L'Union européenne ne peut que se féliciter des pressions internes à la Suisse pour encore relever la charge fiscale et accroître l'harmonisation des impôts. Heureusement, les taux d'imposition sont ancrés dans la Constitution, et le citoyen doit accepter de les changer, déclare avec raison Hans Kaufmann, membre UDC de la Commission pour l'économie et les redevances.
La stratégie de Lisbonne qui vise à améliorer la compétitivité de l'UE sans obliger les Etats membres à réduire les taux d'imposition paraît étonnante. Une fiscalité trop lourde n'est-elle pas un frein à la compétitivité, demande fort justement Pierre Bessard (2)? En Europe, l'harmonisation progresse et touche les taux minima pour la TVA, les taxes sur les boissons, l'alcool, le tabac ainsi que la structure des impôts.
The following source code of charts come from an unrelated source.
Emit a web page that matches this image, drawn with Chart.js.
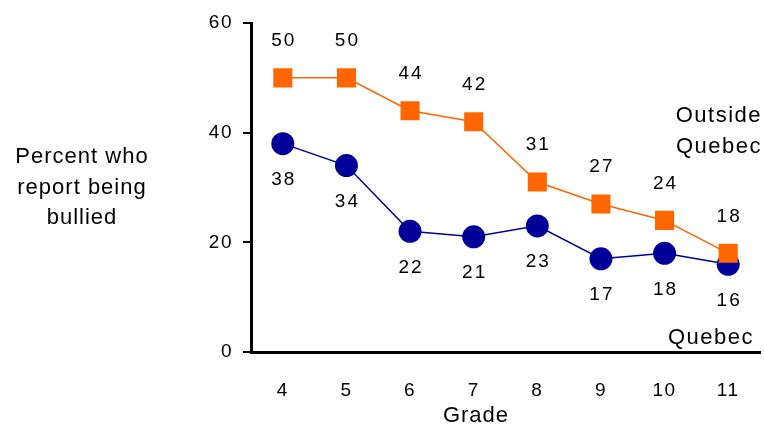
<!DOCTYPE html>
<html>
<head>
<meta charset="utf-8">
<script src="https://cdn.jsdelivr.net/npm/chart.js@4/dist/chart.umd.min.js"></script>
<style>
  html, body { margin: 0; padding: 0; background: #fff; overflow: hidden; }
  #wrap { position: relative; width: 764px; height: 430px; }
  canvas { display: block; }
</style>
</head>
<body>
<div id="wrap"><canvas id="bullyChart"></canvas></div>
<script>
// Grade levels and percent reporting bullying
const grades = ['4', '5', '6', '7', '8', '9', '10', '11'];
const outsideQuebec = [50, 50, 44, 42, 31, 27, 24, 18];
const quebec = [38, 34, 22, 21, 23, 17, 18, 16];
const yTicks = [0, 20, 40, 60];

const FONT = '"Liberation Sans", Arial, sans-serif';

// wider letter spacing like the original
const spacingPlugin = {
    id: 'spacingPlugin',
    beforeDraw(chart) {
        chart.ctx.letterSpacing = '1.5px';
    }
};

// draws the value labels, series names and the left-hand axis caption
const textPlugin = {
    id: 'textPlugin',
    afterDatasetsDraw(chart) {
        const ctx = chart.ctx;
        ctx.save();
        ctx.fillStyle = '#000';
        ctx.font = '19px ' + FONT;
        ctx.letterSpacing = '2px';
        ctx.textAlign = 'center';
        ctx.textBaseline = 'middle';

        chart.data.datasets.forEach((ds, i) => {
            const meta = chart.getDatasetMeta(i);
            meta.data.forEach((pt, j) => {
                const off = ds.labelAbove ? -37 : 36;
                ctx.fillText(String(ds.data[j]), pt.x + 1, pt.y + off);
            });
        });

        ctx.font = '22px ' + FONT;
        ctx.letterSpacing = '1.5px';
        // series names
        ctx.textAlign = 'right';
        ctx.fillText('Outside', 762, 116);
        ctx.fillText('Quebec', 762, 147);
        ctx.fillText('Quebec', 754, 338);

        // y caption
        ctx.letterSpacing = '1px';
        ctx.textAlign = 'center';
        ctx.fillText('Percent who', 82, 157);
        ctx.fillText('report being', 82, 188);
        ctx.fillText('bullied', 82, 218);

        ctx.fillText('Grade', 476, 416);
        ctx.restore();
    }
};

const ctx = document.getElementById('bullyChart').getContext('2d');
new Chart(ctx, {
    type: 'line',
    data: {
        labels: grades,
        datasets: [
            {
                label: 'Outside Quebec',
                data: outsideQuebec,
                labelAbove: true,
                borderColor: '#FF6600',
                backgroundColor: '#FF6600',
                borderWidth: 1.5,
                pointStyle: 'rect',
                pointRadius: 13.5,
                pointHoverRadius: 13.5,
                pointBorderWidth: 0
            },
            {
                label: 'Quebec',
                data: quebec,
                labelAbove: false,
                borderColor: '#000099',
                backgroundColor: '#000099',
                borderWidth: 1.5,
                pointStyle: 'circle',
                pointRadius: 11.5,
                pointHoverRadius: 11.5,
                pointBorderWidth: 0
            }
        ]
    },
    options: {
        responsive: true,
        maintainAspectRatio: false,
        animation: false,
        events: [],
        layout: { autoPadding: false, padding: { top: 23, left: 201, right: 4, bottom: 0 } },
        plugins: {
            legend: { display: false },
            tooltip: { enabled: false }
        },
        scales: {
            x: {
                offset: true,
                grid: { display: false, drawTicks: true, tickLength: 24 },
                border: { display: true, color: '#000', width: 3 },
                ticks: { color: '#000', font: { size: 19, family: FONT }, padding: 3 },
                afterFit(s) { s.height = 78; s.paddingLeft = 0; s.paddingRight = 0; }
            },
            y: {
                min: 0,
                max: 60,
                afterBuildTicks(s) { s.ticks = yTicks.map(v => ({ value: v })); },
                grid: { drawOnChartArea: false, color: '#000', lineWidth: 2, tickLength: 8 },
                border: { display: true, color: '#000', width: 3 },
                ticks: { color: '#000', font: { size: 19, family: FONT }, padding: 10 },
                afterFit(s) { s.width = 50; }
            }
        }
    },
    plugins: [spacingPlugin, textPlugin]
});
</script>
</body>
</html>
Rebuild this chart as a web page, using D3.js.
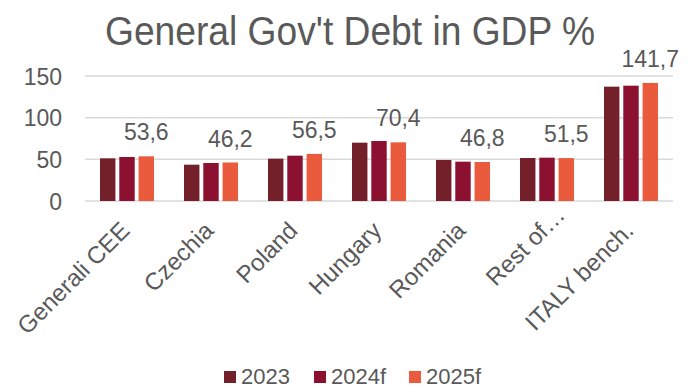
<!DOCTYPE html>
<html>
<head>
<meta charset="utf-8">
<script src="https://cdn.jsdelivr.net/npm/d3@7"></script>
<style>
  body { margin: 0; background: #fff; }
  text { font-family: "Liberation Sans", Arial, sans-serif; fill: #595959; }
</style>
</head>
<body>
<svg id="chart" width="689" height="389"></svg>
<script>
// data
var categories = ['Generali CEE', 'Czechia', 'Poland', 'Hungary', 'Romania', 'Rest of\u2026', 'ITALY bench.'];
var series = ['2023', '2024f', '2025f'];
var v2023 = [51.2, 43.6, 50.8, 70.0, 49.2, 51.6, 137.2];
var v2024 = [52.8, 45.6, 54.4, 72.0, 47.2, 52.0, 138.4];
var v2025 = [53.6, 46.2, 56.5, 70.4, 46.8, 51.5, 141.7];
var yTicks = [0, 50, 100, 150];
var colors = ['#74202A', '#8C1131', '#EA5B3D'];

var values = [v2023, v2024, v2025];
var svg = d3.select('#chart');
var plotLeft = 85, plotRight = 673, plotTop = 76, plotBottom = 201;

var x = d3.scaleBand().domain(categories).range([plotLeft, plotRight]);
var x1 = d3.scaleBand().domain(series).range([x.bandwidth() / 2 - 27, x.bandwidth() / 2 + 27]).paddingInner(0.2);
var y = d3.scaleLinear().domain([0, 150]).range([plotBottom, plotTop]);

svg.append('text')
  .attr('x', 105).attr('y', 45)
  .attr('textLength', 490).attr('lengthAdjust', 'spacingAndGlyphs')
  .style('font-size', '40px')
  .text("General Gov't Debt in GDP %");

// grid
svg.selectAll('.grid').data(yTicks).enter().append('line')
  .attr('x1', plotLeft).attr('x2', plotRight)
  .attr('y1', function(d) { return y(d); })
  .attr('y2', function(d) { return y(d); })
  .style('stroke', '#D9D9D9').style('stroke-width', 1.5);

svg.selectAll('.ytick').data(yTicks).enter().append('text')
  .attr('x', 62).attr('y', function(d) { return y(d) + 8.5; })
  .attr('text-anchor', 'end')
  .style('font-size', '23px')
  .text(function(d) { return d; });

// bars
var groups = svg.selectAll('.grp').data(categories).enter().append('g')
  .attr('transform', function(d) { return 'translate(' + x(d) + ',0)'; });

groups.selectAll('rect')
  .data(function(d, i) { return series.map(function(s, j) { return { s: s, v: values[j][i], j: j }; }); })
  .enter().append('rect')
  .attr('x', function(d) { return x1(d.s); })
  .attr('width', x1.bandwidth())
  .attr('y', function(d) { return y(d.v); })
  .attr('height', function(d) { return plotBottom - y(d.v); })
  .style('fill', function(d) { return colors[d.j]; });

// labels on the 2025f series
groups.append('text')
  .attr('x', x1('2025f') + x1.bandwidth() / 2)
  .attr('y', function(d, i) { return y(v2025[i]) - 16; })
  .attr('text-anchor', 'middle')
  .style('font-size', '23px')
  .text(function(d, i) { return String(v2025[i]).replace('.', ','); });

// x labels (the truncated one sits a bit further along its line, as in Excel)
svg.selectAll('.xlab').data(categories).enter().append('text')
  .attr('transform', function(d) { return 'translate(' + (x(d) + x.bandwidth() / 2 + 4) + ',' + 232 + ') rotate(-45)'; })
  .attr('dx', function(d) { return d.indexOf('\u2026') >= 0 ? 22 : 0; })
  .attr('text-anchor', 'end')
  .style('font-size', '24px')
  .text(function(d) { return d; });

// legend
var legendX = [224, 314, 409];
var leg = svg.selectAll('.leg').data(series).enter().append('g')
  .attr('transform', function(d, i) { return 'translate(' + legendX[i] + ',371)'; });
leg.append('rect').attr('width', 12).attr('height', 12).style('fill', function(d, i) { return colors[i]; });
leg.append('text').attr('x', 17).attr('y', 13).style('font-size', '22px').text(function(d) { return d; });
</script>
</body>
</html>
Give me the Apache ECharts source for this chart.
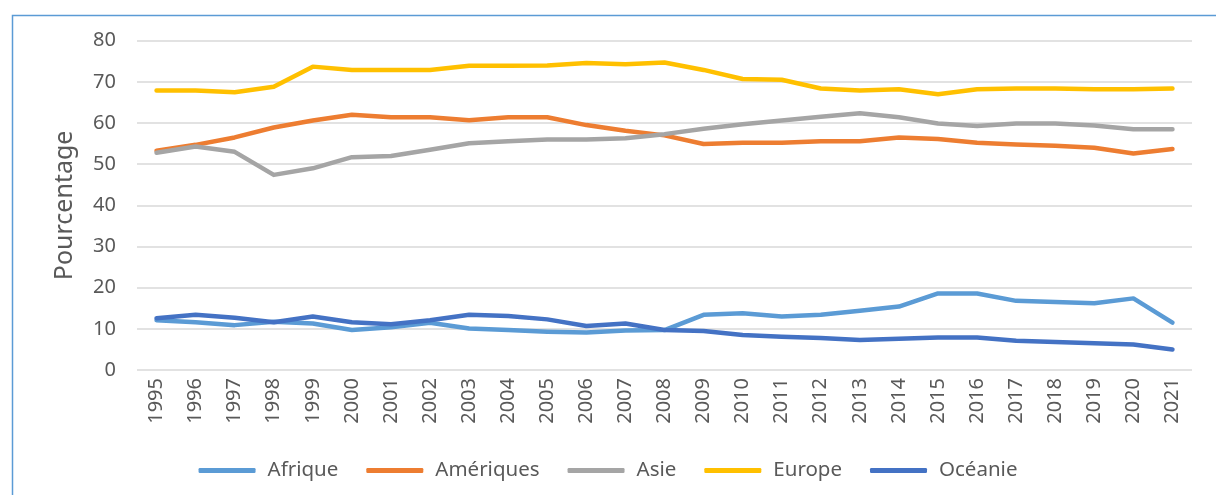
<!DOCTYPE html>
<html>
<head>
<meta charset="utf-8">
<script src="https://cdn.jsdelivr.net/npm/echarts@6/dist/echarts.min.js"></script>
<style>
html,body{margin:0;padding:0;background:#fff;}
#chart{width:1216px;height:495px;}
</style>
</head>
<body>
<div id="chart"></div>
<script>
var years = ['1995','1996','1997','1998','1999','2000','2001','2002','2003','2004','2005','2006','2007','2008','2009','2010','2011','2012','2013','2014','2015','2016','2017','2018','2019','2020','2021'];
var yTicks = [0, 10, 20, 30, 40, 50, 60, 70, 80];
var afrique = [12.1,11.6,10.9,11.7,11.3,9.7,10.4,11.5,10.1,9.7,9.3,9.1,9.6,9.7,13.4,13.8,13.0,13.4,14.4,15.4,18.6,18.6,16.8,16.5,16.2,17.4,11.5];
var ameriques = [53.3,54.7,56.5,58.9,60.6,62.0,61.4,61.4,60.7,61.4,61.4,59.5,58.1,57.0,54.9,55.2,55.2,55.6,55.6,56.5,56.1,55.2,54.8,54.5,54.0,52.6,53.7];
var asie = [52.8,54.3,53.0,47.4,49.0,51.7,52.0,53.5,55.1,55.6,56.0,56.0,56.3,57.3,58.6,59.7,60.6,61.5,62.4,61.4,59.9,59.3,59.9,59.9,59.4,58.5,58.5];
var europe = [67.9,67.9,67.5,68.8,73.7,72.9,72.9,72.9,73.9,73.9,74.0,74.6,74.3,74.7,72.9,70.7,70.5,68.4,67.9,68.2,67.0,68.2,68.4,68.4,68.2,68.2,68.4];
var oceanie = [12.6,13.4,12.7,11.6,13.0,11.6,11.1,12.1,13.4,13.1,12.3,10.7,11.3,9.7,9.5,8.5,8.1,7.8,7.3,7.6,7.9,7.9,7.1,6.8,6.5,6.2,5.0];
var names = ['Afrique', 'Amériques', 'Asie', 'Europe', 'Océanie'];
var colors = ['#5B9BD5', '#ED7D31', '#A5A5A5', '#FFC000', '#4472C4'];
var seriesData = [afrique, ameriques, asie, europe, oceanie];

var FONT = "'Noto Sans', 'Open Sans', sans-serif";
var chart = echarts.init(document.getElementById('chart'), null, {renderer: 'canvas'});
var series = seriesData.map(function (d, i) {
  return {
    name: names[i],
    type: 'line',
    data: d,
    symbol: 'none',
    smooth: false,
    z: 2 + i,
    lineStyle: {color: colors[i], width: 4.5, cap: 'round', join: 'round'},
    itemStyle: {color: colors[i]}
  };
});
chart.setOption({
  animation: false,
  backgroundColor: '#ffffff',
  color: colors,
  graphic: [{
    type: 'rect',
    left: 10, top: 13,
    shape: {width: 1300, height: 600},
    style: {fill: 'none', stroke: '#5B9BD5', lineWidth: 1.5},
    silent: true
  }],
  grid: {left: 137, right: 24, top: 40.7, bottom: 125, containLabel: false},
  legend: {
    data: names,
    left: 'center',
    top: 455,
    icon: 'roundRect',
    itemWidth: 57,
    itemHeight: 5,
    itemGap: 28,
    textStyle: {color: '#595959', fontSize: 20.5, fontFamily: FONT, padding: [0, 0, 0, 7]}
  },
  xAxis: {
    type: 'category',
    data: years,
    boundaryGap: true,
    axisLine: {show: false},
    axisTick: {show: false},
    axisLabel: {rotate: 90, color: '#595959', fontSize: 20, fontFamily: FONT, margin: 8, interval: 0}
  },
  yAxis: {
    type: 'value',
    min: yTicks[0],
    max: yTicks[yTicks.length - 1],
    interval: 10,
    name: 'Pourcentage',
    nameLocation: 'middle',
    nameGap: 60,
    nameTextStyle: {color: '#595959', fontSize: 25, fontFamily: FONT},
    axisLine: {show: false},
    axisTick: {show: false},
    axisLabel: {color: '#595959', fontSize: 20, fontFamily: FONT, margin: 21},
    splitLine: {lineStyle: {color: '#d9d9d9', width: 1.5}}
  },
  series: series
});
</script>
</body>
</html>
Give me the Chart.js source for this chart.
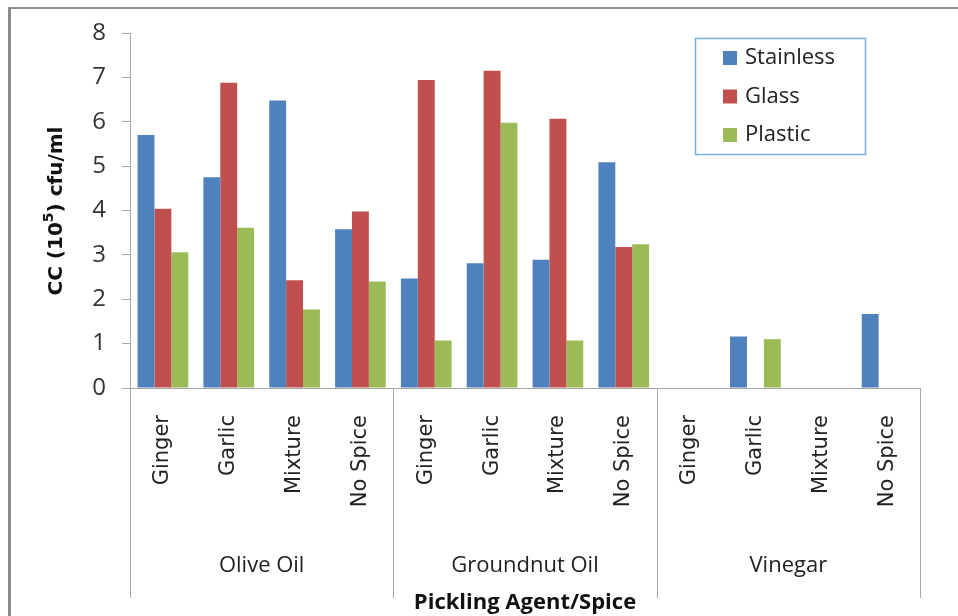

La discussion sur l'harmonisation fiscale va d'ailleurs prendre un ton de plus en plus désagréable ces prochains mois. Non seulement à cause de l'initiative socialiste, mais aussi à cause des pressions qui viendront de l'OCDE et de son comité fiscal. Jusqu'ici, cette organisation se heurtait dans ses initiatives fiscales au manque de soutien d'un membre important, les Etats-Unis. La perspective d'une présidence démocrate à Washington modifie considérablement la donne. Le cartel fiscal devrait se renforcer. Barack Obama s'attaque aux «paradis fiscaux» et Hillary Clinton à la globalisation, le processus qui a permis de limiter les taux d'imposition et d'encourager l'innovation. Avec un changement aux Etats-Unis, la Suisse risque d'être rapidement confrontée à une directive fiscale II.
(1) Fluch oder Segen? Friedrich Schneider, Université de Linz, 2007.
(2) Das europäische Steuerkartell und die Rolle der Schweiz, Liberales Institut, 2008.